A three-judge panel will decide whether the president’s comments before he took office – in which he suggested banning Muslims from entering the U.S. — have enough legal standing to rule his order unconstitutional.

The order was blocked by a  federal judge in Hawaii in March 2017, due to the “religious animus” of comments Trump made about the policy during the presidential campaign. “The court’s reliance on such statements in the face of a religion-neutral order is fundamentally wrong,” wrote acting Solicitor General Jeffrey Wall in defending the order to the courts.

Noting that the president’s policy is not a “Muslim ban,” Wall points out that Trump is truly trying to protect the rights of Americans and secure the homeland from foreign terrorists.  Wall says the president’s executive authority in this case is beyond judicial review.

The order would temporarily stop refugees from Iran, Libya, Somalia, Sudan, Syria and Yemen from entering the country. It also temporarily freezes refugees coming in so that intelligence and security officials can review existing admission procedures.

Prior to this, a different panel of judges on the Ninth Circuit Court of Appeals allowed a lower court injunction against the president’s original travel ban order, which he revoked in issuing his second version.
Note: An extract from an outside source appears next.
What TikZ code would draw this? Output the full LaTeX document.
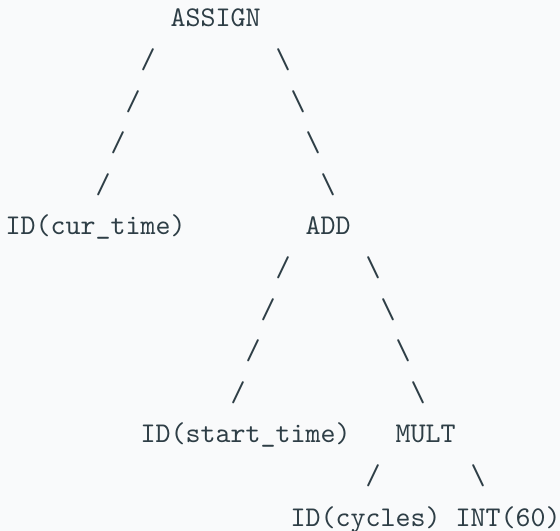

Weeks ago, Trump accused the Ninth Circuit of “judge shopping” for Democrat-appointed judges and threatened to do something about it.

The three judges hearing Monday’s case were supposedly chosen randomly from the Ninth Circuit’s members, but all were appointed by President Clinton. Ninth Circuit judges who have said the president’s order is on sound legal ground were not impaneled on either case.

“The president seeks to enact a thinly veiled Muslim ban, shorn of procedural protections and premised on the belief that those who practice Islam are a danger to our country,” according plaintiffs’ attorney and Imam Neal Katyal who represents the state of Hawaii. “The order is the embodiment of a policy of religious animus. The government’s only real response is to ask the court to close its eyes to abundant evidence of discrimination.”

The hearing will be broadcasted on a live feed, and each side will be allotted 30 minutes to present their arguments.

Another federal appellate court in Richmond, Virginia is also hearing arguments regarding the president’s order. The Supreme Court could be next.